No, no me refiero al documental de Leni Riefenstahl sobre Hitler y su partido nazi, aunque creo que, si la cineasta hubiese conocido al protagonista de este relato, le dedicaría no menos de un par de filmes.
No; esta historia es más moderna, ocurrió en pleno siglo XXI. Corría a principios de la década, cuando en uno de los numerosos torneos de naciones de futbol se enfrentaron México contra Brasil en el Estadio Jalisco (casa fuera de casa de la selección carioca, como todos lo sabemos). Obviamente, éstos últimos jugaban prácticamente como locales en nuestra hermosa ciudad.
Para quienes no estén familiarizados con el Coloso de la Calzada Independencia, a grandes rasgos cuenta con dos graderías: una parte baja y una parte alta; ésta última, a su vez, se divide por enrejado en una zona de mayor costo (conocida hasta no hace mucho como la “B”) y la otra (la zona “C”), que era la más barata para asistir y la de la perspectiva menos agraciada para ver las acciones del juego. Pues bien, en ésta última zona es donde ocurrió la magia que voy a contar.
Era aún el primer tiempo del aburridísimo partido. Yo y mis amigos estábamos ubicados en la quinta o sexta grada y en hasta adelante había un grupo de individuos más o menos de nuestra edad (alrededor de veinte años, si no es que más jóvenes) que buscaban, como nosotros, divertirse viendo el juego. Pues como ni los ratones verdes ni la Verde-amarela daban una y se corría el peligro inminente de que la gente comenzara a abuchearlos, un valiente del grupo de la primera fila se levantó, se volteó para dar la cara a los de las gradas superiores y con una voz nada melodiosa pero extraordinariamente decidida, gritó:
-“¡A ver, raza! ¡De aquí para allá, que empiece la ola! ¡Una, dos, tres!”

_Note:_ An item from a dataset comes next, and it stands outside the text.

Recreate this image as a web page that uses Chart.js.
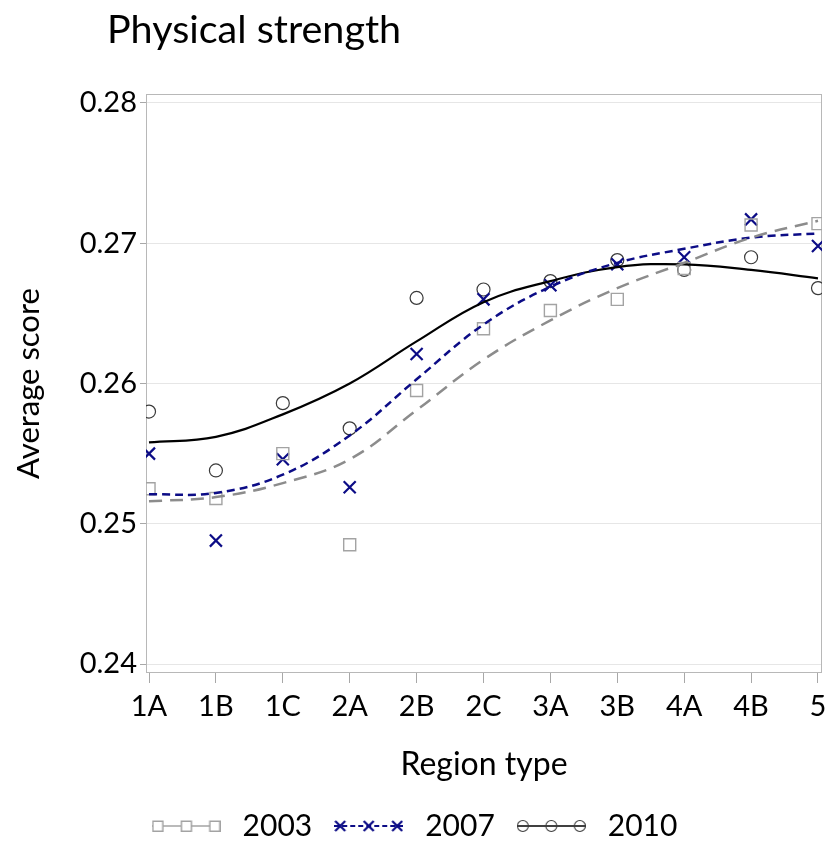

Nadie hizo caso. Pareciera que no lo escucharon, por lo que repitió:
-“¡Una, dos, tres!”
Un par de despistados se levantaron siguiendo sus instrucciones, pero no hicieron eco.
-“¡Una, dos, tres!”
“¡Ya cállate, pinche Furcio!”, alguien gritó desde atrás. En efecto, nuestro protagonista se parecía al susodicho personaje animado.
Sin dejarse amedrentar, nuestro Furcio volvió a gritar:
-“¡Una, dos, tres!”
Ahora se levantaron más personas, que lograron que la “ola” siguiera unos cuantos metros lineales. Ya para entonces, había comenzado en esa misma zona algunos golpeteos de pies sobre el cemento, que se fue haciendo más ruidoso, y más, y más, hasta que…
-“¡Una, dos, tres!”
Y entonces sucedió el milagro: decenas de asistentes que estábamos en esa área nos levantamos con entusiasmo al unísono de nuestros lugares extendiendo los brazos hacia arriba. Comenzamos la “ola”, pues. Y para sorpresa de más de uno, no sólo no se quedó ahí, sino que siguió, y siguió, y siguió hasta dar la vuelta completa al estadio… no sólo una, ni dos, sino cinco veces. CINCO VUELTAS DIO LA OLA. La parte baja, contagiada del gozo, comenzó también su propia ola (sin tanto éxito, he de decirlo) que trajo alegría al desangelado encuentro. Todo era felicidad, un éxtasis colectivo al ritmo de las centenares de piernas batientes pisoteando el concreto, algo que seguramente nadie pudo prever.
-“¡Ya párala, pinche Furcio!”
El dueño de la voz que antes había tratado de desanimar al héroe de la historia, ahora buscaba romper su momento de gloria. Definitivamente hay mucha gente envidiosa en el mundo.
Finalmente, la “ola” se detuvo. Como toda obra que implique esfuerzo colectivo, dejó de prestarse interés en continuar hasta que se esfumó. Y después quiso iniciarse otra, pero sin éxito. Sin embargo, nunca olvidaré el día en que un solo individuo movió al Estadio Jalisco; un sujeto cuyo aspecto físico parecía salido de la mente menos creativa de Televisa, un “chavo” como cualquiera, sin más recurso que su enorme entusiasmo y su falta de temor a la derrota, le dio nombre con sus acciones al título de esta entrada.
Vaya un saludo a este héroe anónimo, este mexicano admirable, donde quiera que esté. Tenemos mucho que aprender de él.